Tip of the Day: Understanding Network Virtualization - Part 2

Today’s (Networking) Tip…

Understanding Network Virtualization - Part 2

Yesterday's provided a very high level explanation Network Virtualization.  Before going deeper, let's sneak in a little surrounding context and define a few new terms.

Why Bother?

Don’t mean to get all marketing-speak on you, but often it is easier to understand the what's of something if you first understand the why's.

Amongst other benefits, Software Defined Network Virtualization brings new agility, flexibility, and mobility to the datacenter.

Put a little more practically; it allows you to deploy, scale, manage, and even migrate mission critical workloads independent of underlying physical resources.  At the same time, it enables the ability to expand the capacity of the physical underlay (storage, network throughput, and compute) with little or no impact to running workloads.  

Fig 1. Workload, including traffic flow control, is abstracted from the physical fabric


What are the Barriers to Entry?

Lower than you might think!  A fork lift upgrade of the existing network is not a prerequisite.  Quite the opposite in fact.  The use of open standards (more in a later tip) gives customers the ability to maximize their existing hardware investments in the physical underlay.

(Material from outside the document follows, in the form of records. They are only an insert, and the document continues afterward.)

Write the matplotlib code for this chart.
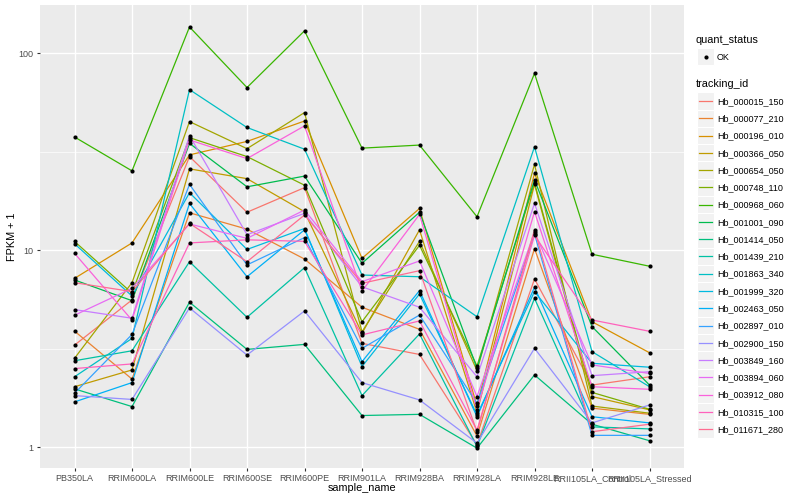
import numpy as np
import matplotlib
matplotlib.use("Agg")
import matplotlib.pyplot as plt
from matplotlib.patches import Rectangle

plt.rcParams['font.family'] = ['Liberation Sans', 'DejaVu Sans']

# samples on the x axis
samples = ['PB350LA', 'RRIM600LA', 'RRIM600LE', 'RRIM600SE', 'RRIM600PE', 'RRIM901LA',
           'RRIM928BA', 'RRIM928LA', 'RRIM928LE', 'RRII105LA_Control', 'RRII105LA_Stressed']

tracking_ids = ['Hb_000015_150', 'Hb_000077_210', 'Hb_000196_010', 'Hb_000366_050',
                'Hb_000654_050', 'Hb_000748_110', 'Hb_000968_060', 'Hb_001001_090',
                'Hb_001414_050', 'Hb_001439_210', 'Hb_001863_340', 'Hb_001999_320',
                'Hb_002463_050', 'Hb_002897_010', 'Hb_002900_150', 'Hb_003849_160',
                'Hb_003894_060', 'Hb_003912_080', 'Hb_010315_100', 'Hb_011671_280']

# FPKM + 1 per gene, one value per sample
Hb_000015_150 = [3.30, 5.6, 29.9, 15.6, 20.8, 3.37, 2.96, 1.03, 7.15, 2.07, 2.28]
Hb_000077_210 = [3.89, 2.22, 15.5, 12.8, 9.03, 5.14, 3.97, 1.14, 10.2, 1.58, 1.47]
Hb_000196_010 = [7.2, 10.9, 30.5, 35.7, 45.3, 9.1, 16.3, 1.62, 24.6, 4.34, 3.02]
Hb_000366_050 = [2.03, 2.47, 25.9, 23.1, 15.7, 3.79, 12.7, 1.50, 21.6, 1.81, 1.55]
Hb_000654_050 = [2.83, 6.85, 45.0, 32.8, 50.0, 3.86, 11.1, 2.45, 27.3, 1.62, 1.49]
Hb_000748_110 = [11.1, 6.06, 37.3, 29.9, 21.4, 4.34, 10.6, 2.59, 22.0, 1.90, 1.56]
Hb_000968_060 = [37.6, 25.3, 136, 67, 130, 33, 34.2, 14.8, 79, 9.55, 8.3]
Hb_001001_090 = [7.07, 5.55, 34.9, 21.0, 23.8, 8.59, 15.6, 2.52, 22.8, 4.10, 2.07]
Hb_001414_050 = [1.98, 1.61, 5.45, 3.14, 3.33, 1.45, 1.47, 0.99, 2.33, 1.31, 1.08]
Hb_001439_210 = [2.75, 3.09, 8.75, 4.57, 8.16, 1.83, 3.76, 1.01, 5.70, 1.27, 1.24]
Hb_001863_340 = [2.28, 3.57, 65.4, 42.0, 32.6, 7.49, 7.34, 4.6, 33.5, 3.06, 2.03]
Hb_001999_320 = [10.8, 5.86, 19.6, 10.1, 12.9, 2.57, 6.0, 1.46, 6.17, 2.67, 2.55]
Hb_002463_050 = [1.70, 2.13, 17.3, 7.34, 12.7, 2.72, 6.24, 1.43, 6.49, 1.43, 1.33]
Hb_002897_010 = [1.88, 3.74, 21.6, 8.43, 11.6, 3.18, 4.69, 1.67, 12.1, 1.15, 1.15]
Hb_002900_150 = [1.83, 1.75, 5.1, 2.94, 4.92, 2.13, 1.74, 1.05, 3.18, 1.33, 1.64]
Hb_003849_160 = [5.0, 4.52, 38.2, 12.0, 15.4, 6.53, 5.14, 2.28, 17.3, 2.31, 2.42]
Hb_003894_060 = [4.68, 6.41, 13.6, 11.5, 16.0, 6.93, 8.83, 1.81, 12.4, 2.62, 2.37]
Hb_003912_080 = [9.66, 4.42, 36.3, 29.2, 42.8, 6.21, 15.2, 1.55, 15.7, 2.03, 1.97]
Hb_010315_100 = [2.51, 2.65, 10.9, 11.3, 11.1, 3.72, 4.38, 1.22, 11.9, 4.43, 3.88]
Hb_011671_280 = [6.85, 6.17, 13.7, 8.75, 15.1, 6.80, 7.88, 1.20, 12.7, 1.20, 1.31]

series = [Hb_000015_150, Hb_000077_210, Hb_000196_010, Hb_000366_050, Hb_000654_050,
          Hb_000748_110, Hb_000968_060, Hb_001001_090, Hb_001414_050, Hb_001439_210,
          Hb_001863_340, Hb_001999_320, Hb_002463_050, Hb_002897_010, Hb_002900_150,
          Hb_003849_160, Hb_003894_060, Hb_003912_080, Hb_010315_100, Hb_011671_280]

# ggplot default hue palette for 20 levels
colors = ['#F8766D', '#EA8331', '#D89000', '#C09B00', '#A3A500', '#7CAE00', '#39B600',
          '#00BB4E', '#00BF7D', '#00C1A3', '#00BFC4', '#00BAE0', '#00B0F6', '#35A2FF',
          '#9590FF', '#C77CFF', '#E76BF3', '#FA62DB', '#FF62BC', '#FF6C91']

fig = plt.figure(figsize=(8, 5), dpi=100)
ax = fig.add_axes([40 / 800, 32 / 500, 644 / 800, 463 / 500])
ax.set_facecolor('#EBEBEB')

x = np.arange(len(samples))
for vals, col in zip(series, colors):
    ax.plot(x, vals, color=col, lw=0.9, zorder=3)
for vals in series:
    ax.scatter(x, vals, s=9, color='black', zorder=4, linewidths=0)

ax.set_yscale('log')
ax.set_ylim(10 ** -0.105, 10 ** 2.245)
ax.set_xlim(-0.6, len(samples) - 0.4)
ax.set_xticks(x)
ax.set_xticklabels(samples)
ax.set_yticks([1, 10, 100])
ax.set_yticklabels(['1', '10', '100'])
ax.yaxis.set_minor_locator(matplotlib.ticker.FixedLocator([10 ** 0.5, 10 ** 1.5]))
ax.yaxis.set_minor_formatter(matplotlib.ticker.NullFormatter())

ax.grid(True, which='major', color='white', lw=1.0, zorder=0)
ax.grid(True, which='minor', axis='y', color='white', lw=0.5, zorder=0)
ax.set_axisbelow(True)
for s in ax.spines.values():
    s.set_visible(False)
ax.tick_params(axis='both', which='major', length=2.5, width=0.8, color='#333333',
               labelsize=6.5, labelcolor='#4D4D4D', pad=2)
ax.tick_params(axis='y', which='minor', length=0)

ax.set_xlabel('sample_name', fontsize=7.8)
ax.set_ylabel('FPKM + 1', fontsize=7.8)
ax.xaxis.set_label_coords(0.5, -0.043)
ax.xaxis.label.set_va('center')
ax.yaxis.set_label_coords(-0.044, 0.5)
ax.yaxis.label.set_va('center')

# legend area, drawn in pixel-like units
lg = fig.add_axes([688 / 800, 0, 112 / 800, 1])
lg.set_xlim(688, 800)
lg.set_ylim(500, 0)
lg.axis('off')

lg.text(696, 40, 'quant_status', fontsize=7.8, va='center', ha='left')
lg.add_patch(Rectangle((697, 48), 17, 17, facecolor='#F2F2F2', edgecolor='white', lw=0.8))
lg.scatter([705.5], [56.5], s=9, color='black', linewidths=0)
lg.text(717, 57, 'OK', fontsize=6.5, va='center', ha='left')

lg.text(696, 84, 'tracking_id', fontsize=7.8, va='center', ha='left')
step = 17.27
for i, (name, col) in enumerate(zip(tracking_ids, colors)):
    yc = 101 + i * step
    lg.add_patch(Rectangle((697, yc - step / 2), 17, step, facecolor='#F2F2F2',
                           edgecolor='white', lw=0.8))
    lg.plot([699, 712], [yc, yc], color=col, lw=0.9)
    lg.text(717, yc + 0.5, name, fontsize=6.5, va='center', ha='left')

fig.savefig('out.png', dpi=100)
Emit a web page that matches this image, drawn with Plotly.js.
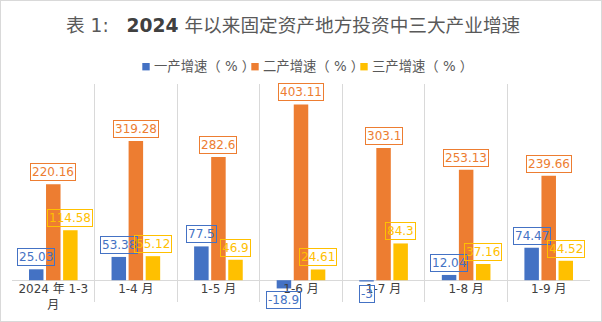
<!DOCTYPE html>
<html><head><meta charset="utf-8">
<script src="https://cdn.plot.ly/plotly-3.0.1.min.js"></script>
<style>html,body{margin:0;padding:0;background:#fff}#c{width:600px;height:320px;border:1px solid #d9d9d9}</style>
</head><body><div id="c"></div>
<script>
const categories = ["2024 年 1-3 月", "1-4 月", "1-5 月", "1-6 月", "1-7 月", "1-8 月", "1-9 月"];
const tickLabels = ["2024 年 1-3<br>月", "1-4 月", "1-5 月", "1-6 月", "1-7 月", "1-8 月", "1-9 月"];
const seriesNames = ["一产增速（ % ）", "二产增速（ % ）", "三产增速（ % ）"];
const primary = [25.03, 53.38, 77.5, -18.9, -3, 12.04, 74.47];
const secondary = [220.16, 319.28, 282.6, 403.11, 303.1, 253.13, 239.66];
const tertiary = [114.58, 55.12, 46.9, 24.61, 84.3, 37.16, 44.52];

const colors = ["#4472C4", "#ED7D31", "#FFC000"];
const series = [primary, secondary, tertiary];
const bargap = 0.38;
const slot = (1 - bargap) / 3;
const font = "'DejaVu Sans', 'Noto Sans CJK SC', sans-serif";

// page-pixel -> paper helpers (plot area: x 12..590, y 84..302)
const px = p => (p - 12) / 578;
const py = p => (302 - p) / 218;

const traces = series.map((vals, s) => ({
  type: 'bar', x: categories, y: vals, name: seriesNames[s],
  marker: {color: colors[s]}, hoverinfo: 'skip', showlegend: false
}));

const annotations = [];
series.forEach((vals, s) => {
  vals.forEach((v, i) => {
    annotations.push({
      x: i + (s - 1) * slot, y: v, xref: 'x', yref: 'y',
      text: String(v), showarrow: false,
      yanchor: v >= 0 ? 'bottom' : 'top', yshift: v >= 0 ? 3 : -3,
      font: {family: font, size: 12, color: colors[s]},
      bordercolor: colors[s], borderwidth: 1, borderpad: 1
    });
  });
});

// custom legend
const shapes = [];
const legStart = 142.3, legPitch = 109, legY = 66.7, sq = 7.4;
seriesNames.forEach((name, s) => {
  const x0 = legStart + s * legPitch;
  shapes.push({type: 'rect', xref: 'paper', yref: 'paper',
    x0: px(x0), x1: px(x0 + sq), y0: py(legY + sq / 2), y1: py(legY - sq / 2),
    fillcolor: colors[s], line: {width: 0}});
  annotations.push({xref: 'paper', yref: 'paper', x: px(x0 + sq + 2.5), y: py(legY),
    xanchor: 'left', yanchor: 'middle', showarrow: false, text: name,
    font: {family: font, size: 13.33, color: '#595959'}});
});

const layout = {
  width: 600, height: 320,
  margin: {l: 11, r: 11, t: 83, b: 19},
  paper_bgcolor: '#fff', plot_bgcolor: '#fff',
  title: {text: "表 1:\u00a0\u00a0\u00a0<span style='color:#404040'><b>2024</b></span> 年以来固定资产地方投资中三大产业增速",
    x: 65 / 600, xanchor: 'left', xref: 'container',
    y: 1 - 24 / 320, yanchor: 'middle', yref: 'container',
    font: {family: font, size: 18.67, color: '#595959'}},
  barmode: 'group', bargap: bargap, bargroupgap: 0.15,
  showlegend: false,
  xaxis: {type: 'category', tickvals: categories, ticktext: tickLabels,
    tickson: 'boundaries', showgrid: true, gridcolor: '#d9d9d9', gridwidth: 1,
    ticks: '', showline: false, zeroline: false,
    anchor: 'free', position: 50 / 500,
    tickfont: {family: font, size: 12, color: '#404040'}, fixedrange: true},
  yaxis: {range: [-50, 450], showticklabels: false, showgrid: false,
    zeroline: true, zerolinecolor: '#d9d9d9', zerolinewidth: 1, fixedrange: true},
  annotations: annotations,
  shapes: shapes
};

Plotly.newPlot('c', traces, layout, {displayModeBar: false, staticPlot: true});
</script></body></html>
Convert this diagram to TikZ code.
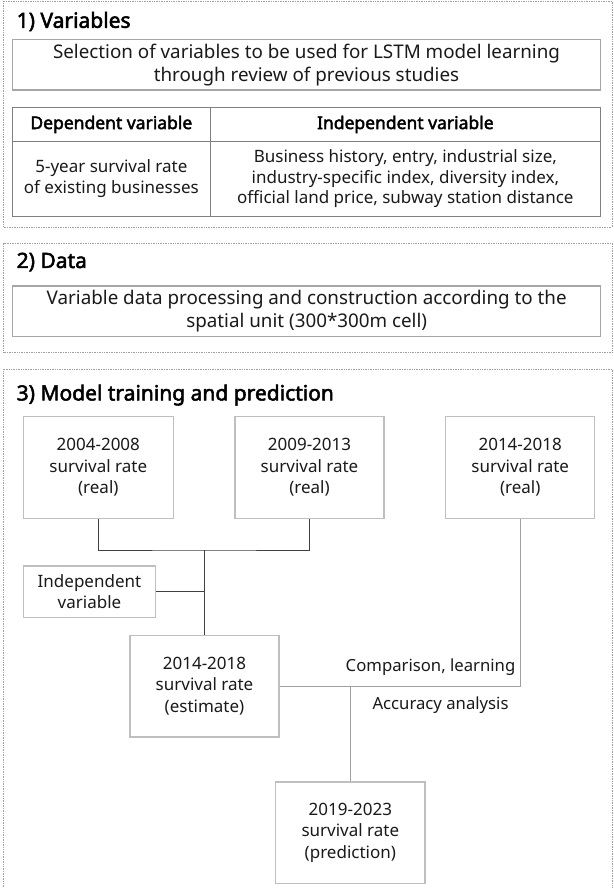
\documentclass[tikz,border=0pt]{standalone}
\usepackage{fontspec}
\setmainfont{Noto Sans}[AutoFakeBold=2.4]
\usetikzlibrary{calc}
\definecolor{boxgray}{HTML}{BFBFBF}
\definecolor{selgray}{HTML}{A6A6A6}
\definecolor{tabgray}{HTML}{808080}
\definecolor{secgray}{HTML}{A0A0A0}
\definecolor{txt}{HTML}{1A1A1A}
\definecolor{darkline}{HTML}{404040}
\definecolor{lightline}{HTML}{A0A0A0}
\tikzset{
  x=1pt, y=1pt,
  secbox/.style={draw=secgray, densely dotted, line width=0.7pt},
  title/.style={anchor=west, inner sep=0pt, text=black, font=\fontsize{21}{24}\selectfont\bfseries},
  bigbox/.style={draw=selgray, line width=1.4pt, inner sep=0pt, align=center, text=txt,
    font=\fontsize{18.8}{23}\selectfont},
  tabcell/.style={draw=tabgray, line width=0.9pt, inner sep=0pt, align=center, text=txt,
    font=\fontsize{17}{20.7}\selectfont},
  tabhead/.style={tabcell, text=black, font=\fontsize{17.5}{20}\selectfont\bfseries},
  flowbox/.style={draw=boxgray, line width=1.4pt, inner sep=0pt, align=center, text=txt,
    minimum width=149pt, minimum height=101.7pt, font=\fontsize{17}{21.5}\selectfont},
  darkconn/.style={draw=darkline, line width=0.9pt},
  lightconn/.style={draw=lightline, line width=1.1pt},
  lbl/.style={inner sep=0pt, text=txt, font=\fontsize{16.7}{20}\selectfont}
}
\begin{document}
\begin{tikzpicture}
\useasboundingbox[fill=white] (0,0) rectangle (613,-888);

% section frames
\node[secbox, minimum width=608.5pt, minimum height=226pt, inner sep=0pt] (sec1) at (307.75,-114) {};
\node[secbox, minimum width=608.5pt, minimum height=109.3pt, inner sep=0pt] (sec2) at (307.75,-297.65) {};
\coordinate (s3a) at (3.5,-892);
\coordinate (s3b) at (612,-369);
\draw[secbox] (s3a) |- (s3b) -- (s3b |- s3a);

% section 1
\node[title] (t1) at (16.5,-21.5) {1) Variables};
\node[bigbox, minimum width=588.4pt, minimum height=50.7pt] (sel) at (306.5,-64.7)
  {Selection of variables to be used for LSTM model learning\\through review of previous studies};
\node[tabhead, minimum width=197.3pt, minimum height=34.4pt] (hdep) at (111.35,-124.5) {Dependent variable};
\node[tabhead, minimum width=390.7pt, minimum height=34.4pt] (hind) at (405.35,-124.5) {Independent variable};
\node[tabcell, minimum width=197.3pt, minimum height=74.3pt] (rdep) at (111.35,-178.85)
  {5-year survival rate\\of existing businesses};
\node[tabcell, minimum width=390.7pt, minimum height=74.3pt] (rind) at (405.35,-178.85)
  {Business history, entry, industrial size,\\industry-specific index, diversity index,\\official land price, subway station distance};

% section 2
\node[title] (t2) at (16.5,-262) {2) Data};
\node[bigbox, minimum width=588pt, minimum height=50.7pt] (data) at (306.7,-311.35)
  {Variable data processing and construction according to the\\spatial unit (300*300m cell)};

% section 3
\node[title] (t3) at (16.5,-395) {3) Model training and prediction};
\node[flowbox, minimum width=150pt] (b1) at (98.3,-467.5) {2004-2008\\survival rate\\(real)};
\node[flowbox] (b2) at (309.5,-467.5) {2009-2013\\survival rate\\(real)};
\node[flowbox] (b3) at (520.2,-467.5) {2014-2018\\survival rate\\(real)};
\node[flowbox, minimum width=132.4pt, minimum height=51.3pt] (ind) at (89.5,-591.65) {Independent\\variable};
\node[flowbox] (est) at (204.5,-686.15) {2014-2018\\survival rate\\(estimate)};
\node[flowbox, minimum width=149.3pt] (pred) at (350.35,-832.85) {2019-2023\\survival rate\\(prediction)};

\coordinate (j1) at (204.5,-550);
\draw[darkconn] (b1.south) |- (j1) -| (b2.south);
\draw[darkconn] (j1) -- (est.north);
\draw[darkconn] (ind.east) -- (ind.east -| est.north);

\draw[lightconn] (b3.south) |- (est.east);
\draw[lightconn] (pred.north) -- (pred.north |- est.east);

\node[lbl, anchor=east] (cmp) at (515.5,-667) {Comparison, learning};
\node[lbl, anchor=west] (acc) at (372.3,-705.3) {Accuracy analysis};
\end{tikzpicture}
\end{document}
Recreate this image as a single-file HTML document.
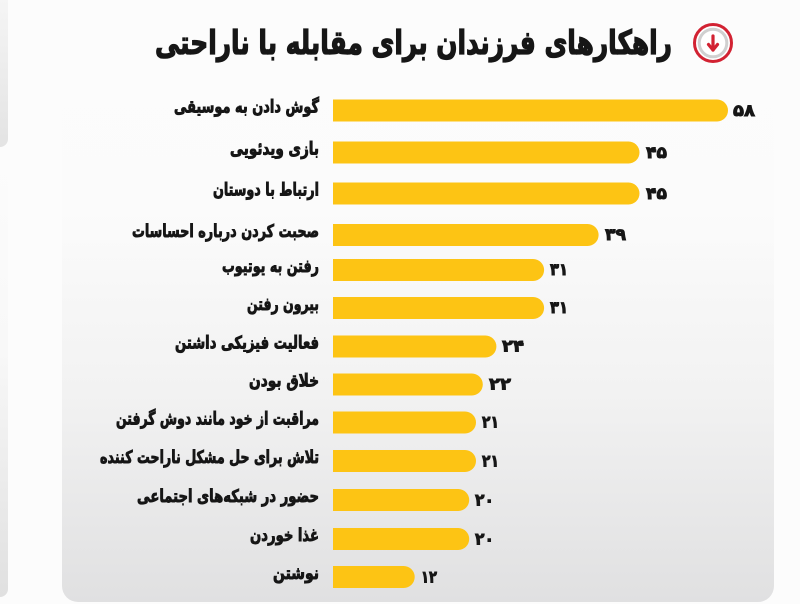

What the Heck is an Underlay!!?

It is easy to get bogged down by the jargon that gets bandied about when discussing Software Defined Network Virtualization.  The first you are likely to encounter typically are those that simply refer to the various components and behaviors typically encountered in the datacenter network.

Network Overlay

Provides abstraction of management and traffic flow control from the underlying physical devices.  Characteristics include management interfaces allowing…

creation of network policy (that is to say, configurations that determine how and to whom physical resources are allocated, thereby shaping traffic flow),

network control (assignment and enforcement of those policies), and

device configuration (bit of an overlap at least in terms of being a function of the network controller but, essentially the delivery of configurations to the devices themselves)

Network Underlay

Components that make up the physical infrastructure; servers, switches, routers, network appliances such as load balancers, firewall, intrusion detection systems, gateways, etc… 

Fig 2. Network Overlay and Underlay


Some implementations separate network management and network controller functions.  Network virtualization in 2012 R2 however, leverages System Center Virtual Machine Manager to fill both roles.


Device and other configurations required to virtualize the network, thus providing control over traffic flow, are completed in the network overlay delivered via open standards to physical devices in the network underlay.

While here, we should also discuss the terms northbound and southbound which have specific relevance related to network controller functionality.

Fig.3 A Network Controller receives configuration policy from Northbound management software

and delivers it Southbound to network devices and appliances. 

Note: in 2012 R2 both management and control functions are handled in SCVMM.


Northbound Interface

Refers to the programmatic path by which the Network Controller receives policy configuration information from management software.